CLBlast: Adreno 330 GPU - GEMM tuner gets killed with custom M, N, K sizes

GEMM tuner gets killed for few custom M, N, K settings

./clblast_tuner_xgemm -m 256 -n 784 -k 1152 -precision 32 -alpha 1.00 -beta 1.00

[       OK ] Completed Xgemm (454.1 ms) - 18 out of 360
[ RUN      ] Running Xgemm
[       OK ] Completed Xgemm (274.6 ms) - 19 out of 360
[ RUN      ] Running Xgemm
W/Adreno-GSL (26790): <gsl_ldd_control:476>: ioctl fd 3 code 0x400c0907 (IOCTL_KGSL_DEVICE_WAITTIMESTAMP_CTXTID) failed: errno 35 Resource deadlock avoided
W/Adreno-GSL (26790): <log_gpu_snapshot:385>: panel.gpuSnapshotPath is not set.not generating user snapshot
W/Adreno-GSL (26790): <gsl_umd_context_waittimestamp:271>: error:-12 ctx 00000001 ts 62
W/Adreno-GSL (26790): <gsl_ldd_control:476>: ioctl fd 3 code 0xc02c093d (IOCTL_KGSL_SUBMIT_COMMANDS) failed: errno 35 Resource deadlock avoided
W/Adreno-GSL (26790): <log_gpu_snapshot:385>: panel.gpuSnapshotPath is not set.not generating user snapshot
E/Adreno-GSL (26790): <os_exit:1759>: Exiting the process clblast_tuner_xgemm from function cl_oxili_cmdbuffer_issue and line 366
Killed

TunerError.txt

Attached the full error as a file. Currently I’ve tuned GEMM for few of my custom M,N,K parameters and I have their respective best MWG, NWG, KWG… etc parameters. Until the next release with the following feature

- Kernels are now cached based on their tuning parameters: fits the use-case of 'OverrideParameters'

is there any quick hack to use these MWG, NWG, KWG… based on input M,N,K sizes?

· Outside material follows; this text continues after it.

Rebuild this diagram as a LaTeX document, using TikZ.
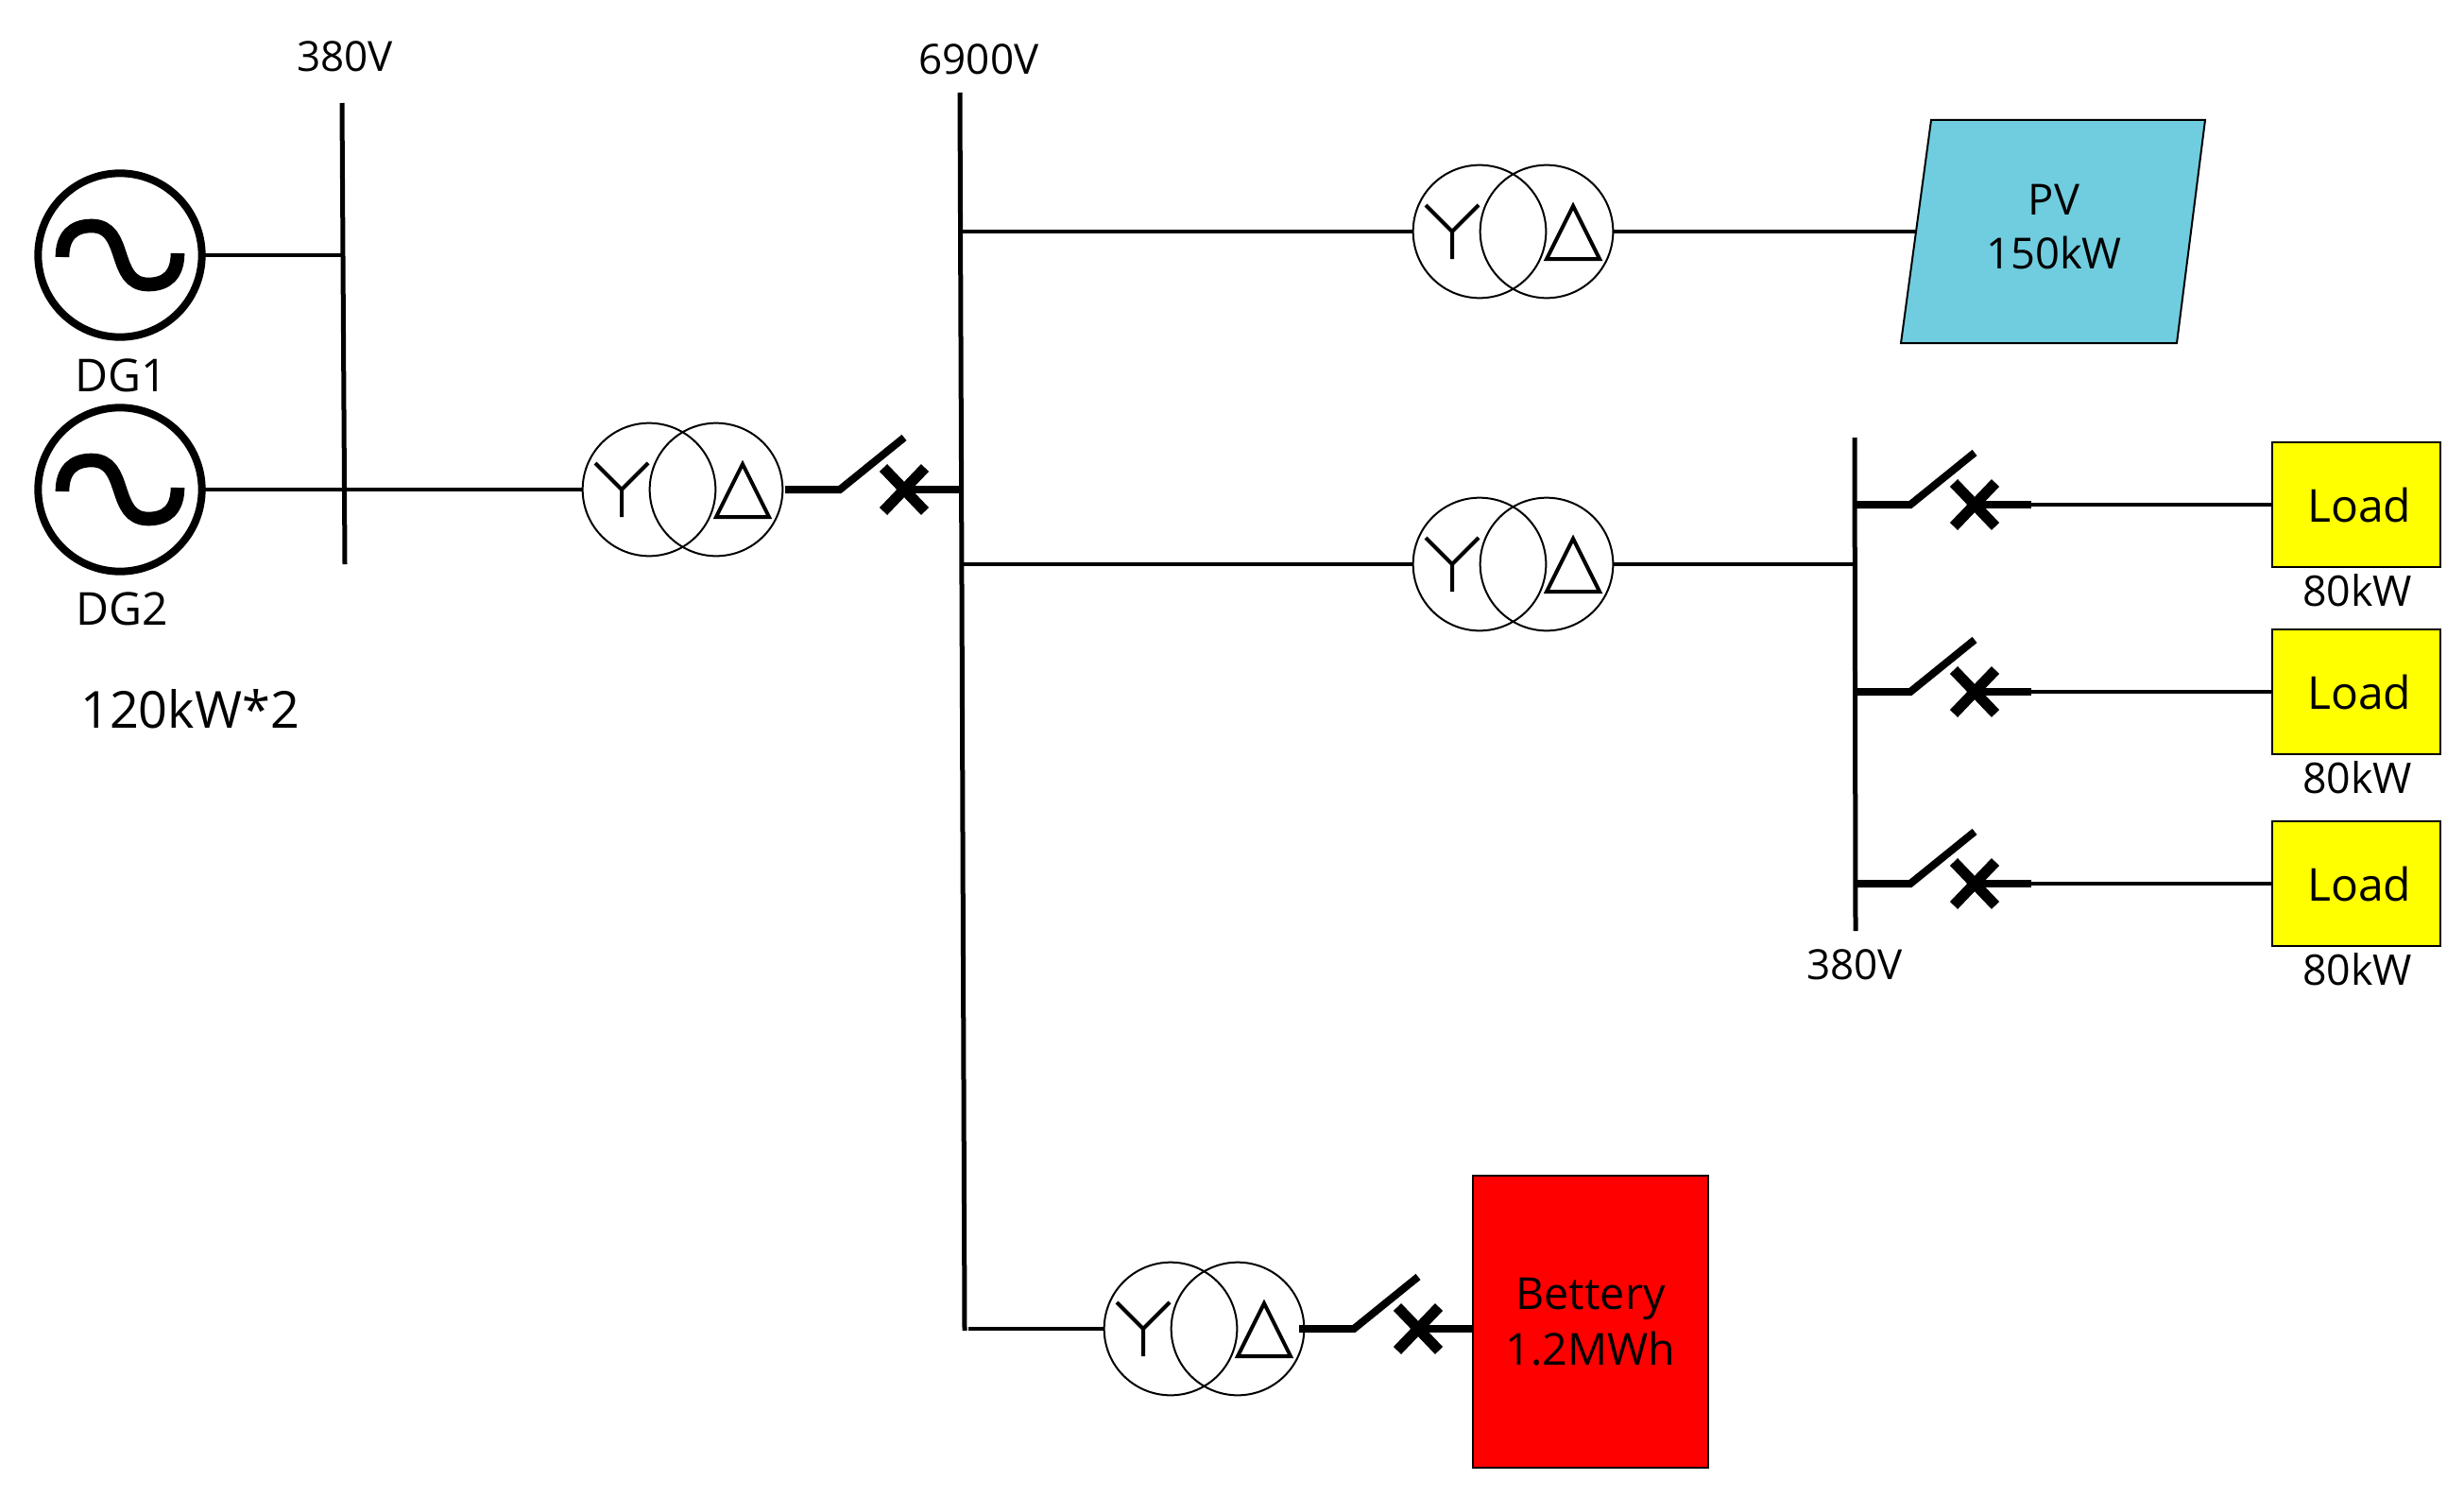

Please let me know if you have any suggestions.

About this issue

  • Original URL
  • State: closed
  • Created 7 years ago
  • Comments: 20 (20 by maintainers)

Most upvoted comments

I double-checked the status of this issue and it seems there is quite a lot of things ongoing, but I propose to close this issue now, because:

  1. The original issue discussed here is a bug in the Qualcomm drivers and should be reported there. The tuners cannot catch such errors, it can only check for a valid status code returned and catch C++ exceptions, but not just any crash.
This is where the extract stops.